Viitala lists the following as examples: Is it discrimination not to hire someone who uses a wheelchair as a shelf stocker or order picker? Of course not. It is not down to the wheelchair in itself, but the fact that the work requires you to reach high between the shelves. 

Or is it discrimination to hire a female doctor to serve the residents of an immigrant-heavy district even if there are male candidates with better credentials? If all the doctors in an area with thousands of Muslim background families are men, some women may never be able to see a doctor. In this case, it would be wise to hire the woman over the male applicants even if they were more accomplished.

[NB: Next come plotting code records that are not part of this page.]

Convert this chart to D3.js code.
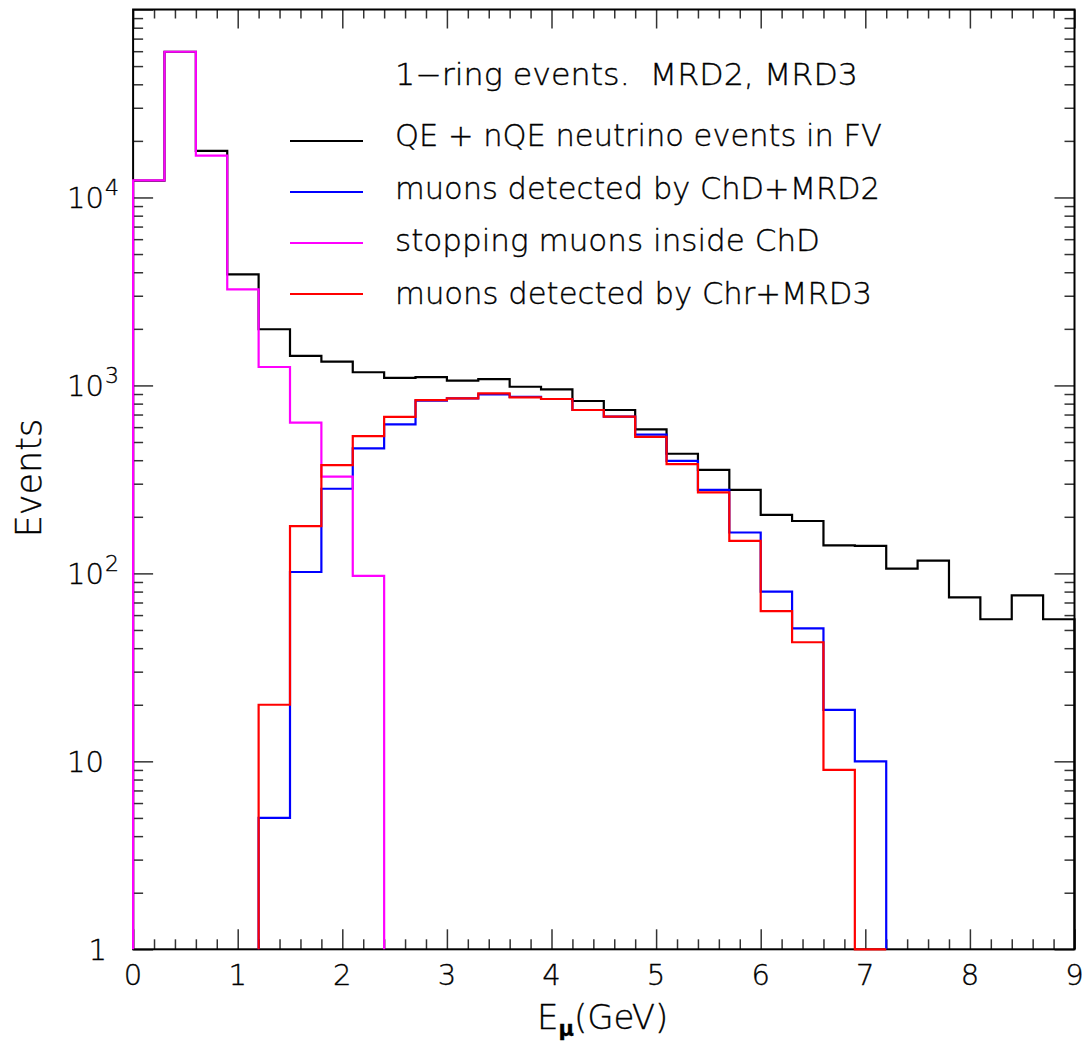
<!DOCTYPE html>
<html>
<head>
<meta charset="utf-8">
<script src="https://cdn.jsdelivr.net/npm/d3@7"></script>
<style>
  html, body { margin: 0; padding: 0; background: #fff; }
  svg { display: block; }
  text { font-family: "DejaVu Sans", sans-serif; font-weight: 200; fill: #000; stroke: #000; stroke-width: 0.35; white-space: pre; }
</style>
</head>
<body>
<svg id="chart" width="1089" height="1046"></svg>
<script>
// Muon energy histograms, 0.3 GeV bins from 0 to 9 GeV (events per bin)
const binWidth = 0.3;

// QE + nQE neutrino events in FV
const allEvents = [12300, 59600, 17700, 3900, 1990, 1435, 1337, 1175, 1097, 1108,
                   1060, 1079, 984, 953, 826, 740, 584, 433, 355, 278,
                   205, 190, 141, 140, 106, 117, 74.6, 57, 76.4, 57];
// muons detected by ChD+MRD2
const chdMrd2 = [null, null, null, null, 5, 101.7, 282, 462, 621, 830,
                 854, 897, 870, 847, 740, 682, 547, 397, 278, 165,
                 80, 51, 18.8, 10];
// stopping muons inside ChD
const stopping = [12340, 59600, 16680, 3245, 1253, 634, 327, 96.9];
// muons detected by Chr+MRD3
const chrMrd3 = [null, null, null, null, 20, 178.6, 377, 537, 680, 836,
                 854, 907, 864, 847, 740, 682, 533, 381, 270, 149,
                 63, 43, 9, 0.5];

const seriesNames = ["QE + nQE neutrino events in FV", "muons detected by ChD+MRD2",
                     "stopping muons inside ChD", "muons detected by Chr+MRD3"];
const seriesColors = ["#000000", "#0000ff", "#ff00ff", "#ff0000"];
const legendTitle = "1\u2212ring events.  MRD2, MRD3";

const xTickLabels = ["0", "1", "2", "3", "4", "5", "6", "7", "8", "9"];
const yDecades = [1, 10, 100, 1000, 10000];
const yExponents = ["", "", "2", "3", "4"];

const svg = d3.select("#chart");
const plotLeft = 133.1, plotRight = 1074.5, plotTop = 9.5, plotBottom = 949.3;

const x = d3.scaleLinear().domain([0, 9]).range([plotLeft, plotRight]);
const y = d3.scaleLog().domain([1, 1e5]).range([plotBottom, plotTop]).clamp(true);

// ---- ticks (inward on all four sides) ----
const xMajor = d3.range(0, 10, 1);
const xMinor = d3.range(0, 46).map(i => i * 0.2).filter(v => Math.abs(v - Math.round(v)) > 1e-6);
const yMinor = [];
for (let d = 1; d < 1e5; d *= 10) for (let m = 2; m <= 9; m++) yMinor.push(d * m);
const yMajor = [1, 10, 100, 1000, 10000, 100000];

function tickGroup(axis, tx, ty) {
  const g = svg.append("g").attr("transform", `translate(${tx},${ty})`).call(axis);
  g.select(".domain").remove();
  g.selectAll(".tick line").attr("stroke", "#333").attr("stroke-width", 1.5);
  g.selectAll(".tick text").remove();
  return g;
}
tickGroup(d3.axisBottom(x).tickValues(xMinor).tickSize(-10), 0, plotBottom);
tickGroup(d3.axisBottom(x).tickValues(xMajor).tickSize(-20), 0, plotBottom);
tickGroup(d3.axisTop(x).tickValues(xMinor).tickSize(-9), 0, plotTop);
tickGroup(d3.axisTop(x).tickValues(xMajor).tickSize(-19), 0, plotTop);
tickGroup(d3.axisLeft(y).tickValues(yMinor).tickSize(-10), plotLeft, 0);
tickGroup(d3.axisLeft(y).tickValues(yMajor).tickSize(-20), plotLeft, 0);
tickGroup(d3.axisRight(y).tickValues(yMinor).tickSize(-10), plotRight, 0);
tickGroup(d3.axisRight(y).tickValues(yMajor).tickSize(-20), plotRight, 0);

// frame
svg.append("rect")
  .attr("x", plotLeft).attr("y", plotTop)
  .attr("width", plotRight - plotLeft).attr("height", plotBottom - plotTop)
  .attr("fill", "none").attr("stroke", "#000").attr("stroke-width", 2);

// ---- tick labels ----
svg.append("g").selectAll("text").data(xTickLabels).join("text")
  .attr("x", (d, i) => x(i)).attr("y", plotBottom + 36)
  .attr("text-anchor", "middle").attr("font-size", 29)
  .text(d => d);

const yLab = svg.append("g");
yDecades.forEach((v, i) => {
  const t = yLab.append("text")
    .attr("y", y(v) + 10.5).attr("font-size", 29);
  if (v === 1) {
    t.attr("x", 107).attr("text-anchor", "end").text("1");
  } else if (v === 10) {
    t.attr("x", 104).attr("text-anchor", "end").text("10");
  } else {
    t.attr("x", 104).attr("text-anchor", "end").text("10");
    yLab.append("text")
      .attr("x", 105).attr("y", y(v) - 2)
      .attr("font-size", 22).text(yExponents[i]);
  }
});

// axis titles
const xt = svg.append("text").attr("x", 537).attr("y", 1029).attr("font-size", 34);
xt.append("tspan").text("E");
xt.append("tspan").attr("font-size", 21).attr("dy", 7).attr("font-weight", 700).text("\u03bc");
xt.append("tspan").attr("dy", -7).text("(GeV)");

svg.append("text")
  .attr("transform", "translate(41,478) rotate(-90)")
  .attr("text-anchor", "middle").attr("font-size", 35)
  .text("Events");

// ---- histograms ----
function stepPoints(values) {
  const pts = [];
  const first = values.findIndex(v => v != null);
  let last = values.length - 1;
  while (values[last] == null) last--;
  pts.push([first * binWidth, 1]);
  for (let i = first; i <= last; i++) {
    pts.push([i * binWidth, values[i]]);
    pts.push([(i + 1) * binWidth, values[i]]);
  }
  pts.push([(last + 1) * binWidth, 1]);
  return pts;
}
const line = d3.line().x(d => x(d[0])).y(d => y(d[1]));
[allEvents, chdMrd2, stopping, chrMrd3].forEach((vals, k) => {
  svg.append("path")
    .attr("d", line(stepPoints(vals)))
    .attr("fill", "none")
    .attr("stroke", seriesColors[k])
    .attr("stroke-width", 2.2)
    .attr("stroke-linejoin", "miter");
});

// ---- legend ----
const lg = svg.append("g");
lg.append("text").attr("x", 395).attr("y", 85).attr("font-size", 30)
  .attr("textLength", 463).attr("lengthAdjust", "spacingAndGlyphs")
  .text(legendTitle);
const textWidths = [487, 485, 425, 477];
seriesNames.forEach((name, k) => {
  const ly = 141 + k * 51;
  lg.append("line")
    .attr("x1", 290).attr("x2", 363).attr("y1", ly).attr("y2", ly)
    .attr("stroke", seriesColors[k]).attr("stroke-width", 1.8);
  lg.append("text").attr("x", 395).attr("y", ly + 5 + k * 1.5).attr("font-size", 30)
    .attr("textLength", textWidths[k]).attr("lengthAdjust", "spacingAndGlyphs")
    .text(name);
});
</script>
</body>
</html>
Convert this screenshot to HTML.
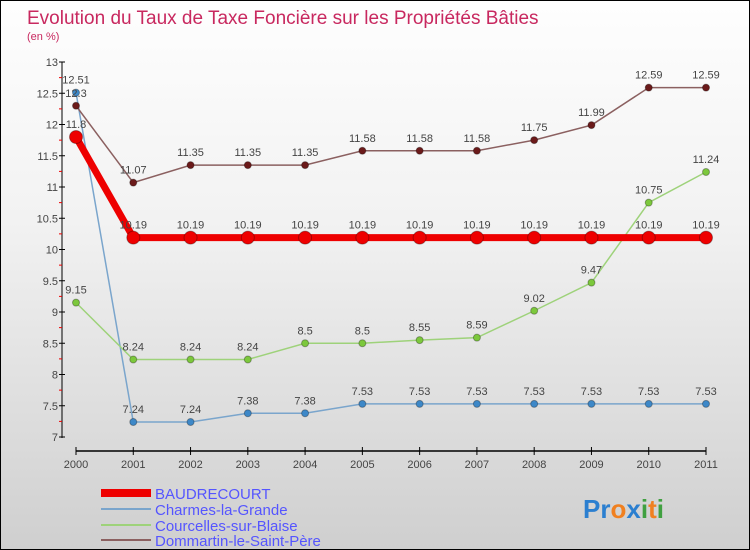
<!DOCTYPE html>
<html><head><meta charset="utf-8"><style>
body{margin:0}
#c{width:748px;height:548px;border:1px solid #000;background:linear-gradient(#fefefe,#f2f2f2 40%,#cfcfcf);position:relative;font-family:"Liberation Sans",sans-serif}
</style></head><body>
<div id="c">
<svg id="s" width="748" height="548" style="position:absolute;left:0;top:0" font-family="Liberation Sans, sans-serif">
<text x="26" y="23" font-size="19" fill="#c8285f">Evolution du Taux de Taxe Foncière sur les Propriétés Bâties</text>
<text x="26" y="39" font-size="11" fill="#c8285f">(en %)</text>
<g id="axes"></g><g id="series"></g>
<g>
<rect x="100" y="488" width="50" height="8" fill="#e00"/>
<text x="154" y="498" font-size="15" fill="#5555ff">BAUDRECOURT</text>
<rect x="100" y="507" width="50" height="2" fill="#7aa5cc"/>
<text x="154" y="514" font-size="15" fill="#5555ff">Charmes-la-Grande</text>
<rect x="100" y="523" width="50" height="2" fill="#9ed27a"/>
<text x="154" y="530" font-size="15" fill="#5555ff">Courcelles-sur-Blaise</text>
<rect x="100" y="538" width="50" height="2" fill="#8b6060"/>
<text x="154" y="545" font-size="15" fill="#5555ff">Dommartin-le-Saint-Père</text>
</g>
<text x="582" y="517" font-size="26" font-weight="bold"><tspan fill="#2b7fd0">Pr</tspan><tspan fill="#f08020">o</tspan><tspan fill="#2b7fd0">x</tspan><tspan fill="#40a040">i</tspan><tspan fill="#f08020">t</tspan><tspan fill="#40a040">i</tspan></text>
</svg></div>
<script>
const years=[2000,2001,2002,2003,2004,2005,2006,2007,2008,2009,2010,2011];
const baud=[11.8,10.19,10.19,10.19,10.19,10.19,10.19,10.19,10.19,10.19,10.19,10.19];
const charmes=[12.51,7.24,7.24,7.38,7.38,7.53,7.53,7.53,7.53,7.53,7.53,7.53];
const courc=[9.15,8.24,8.24,8.24,8.5,8.5,8.55,8.59,9.02,9.47,10.75,11.24];
const domm=[12.3,11.07,11.35,11.35,11.35,11.58,11.58,11.58,11.75,11.99,12.59,12.59];
const yTicks=[7,7.5,8,8.5,9,9.5,10,10.5,11,11.5,12,12.5,13];
const NS="http://www.w3.org/2000/svg";
const X=i=>75+i*(630/11), Y=v=>61+(13-v)*62.5;
function mk(p,t,a){const e=document.createElementNS(NS,t);for(const k in a)e.setAttribute(k,a[k]);p.appendChild(e);return e;}
const ax=document.getElementById('axes'), se=document.getElementById('series');
let l=mk(ax,'line',{x1:61,y1:61,x2:61,y2:437,stroke:'#000'});


l=mk(ax,'line',{x1:75,y1:450,x2:705,y2:450,stroke:'#000','stroke-width':1.5});


yTicks.forEach(v=>{
 mk(ax,'line',{x1:58,x2:64,y1:Y(v),y2:Y(v),stroke:'#000'});
 if(v<13) mk(ax,'line',{x1:58,x2:61,y1:Y(v+0.25),y2:Y(v+0.25),stroke:'#e00'});
 const t=mk(ax,'text',{x:57,y:Y(v)+4,'font-size':11,fill:'#444','text-anchor':'end'});
 t.textContent=v;
 
 
});
years.forEach((yr,i)=>{
 mk(ax,'line',{x1:X(i),x2:X(i),y1:446,y2:454,stroke:'#000'});
 const t=mk(ax,'text',{x:X(i),y:467,'font-size':11,fill:'#444','text-anchor':'middle'});
 t.textContent=yr;
 
 
});
function series(d,col,fill,w,r,name){
 const g=mk(se,'g',{});
 
 
 mk(g,'polyline',{points:d.map((v,i)=>X(i)+','+Y(v)).join(' '),fill:'none',stroke:col,'stroke-width':w});
 d.forEach((v,i)=>{
  const c=mk(g,'circle',{cx:X(i),cy:Y(v),r:r,fill:fill,stroke:'rgba(0,0,0,0.3)'});
  
  
  const t=mk(g,'text',{x:X(i),y:Y(v)-9,'font-size':11,fill:'#444','text-anchor':'middle'});
  t.textContent=v;
  
  
 });
}
series(charmes,'#7aa5cc','#3d88c8',1.5,3.5,'charmes');
series(courc,'#9ed27a','#7cc83c',1.5,3.5,'courcelles');
series(domm,'#8b6060','#6b1a1a',1.5,3.5,'dommartin');
series(baud,'#ee0000','#ee0000',7,6.5,'baudrecourt');
</script>
</body></html>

“Everyone is obliged to help build an ethical and pluralistic work community, but it must be based on discussion and patience. It is irresponsible to simply force the situation on a group of people and say “here, show me that you have the makings of an open-minded community.” It is also unwise to set out to save a company’s reputation by hiring somebody who has nothing in common with the others, with that person having a long and arduous road ahead.”

Recruitment should be based on the person’s skills base. Viitala emphasises that the skills base must not be understood too narrowly as it includes not only the relevant hard skills but also industry skills, business skills, digital skills, interaction skills and skills needed for work, such as stress tolerance. The skills base indicates the prerequisites the candidate must have to perform effectively in the position. 

“Inclusion debate, pluralism and involvement are extremely important issues and goals, but also idealistic. When senior management describes their company as a community that treats and accepts everyone as equal and where everyone’s opinions are considered, they envision a workplace heaven. It is what we must strive for, but the harsh fact is that the real world is still quite far from that heaven. There is a lot of work ahead for all of us.”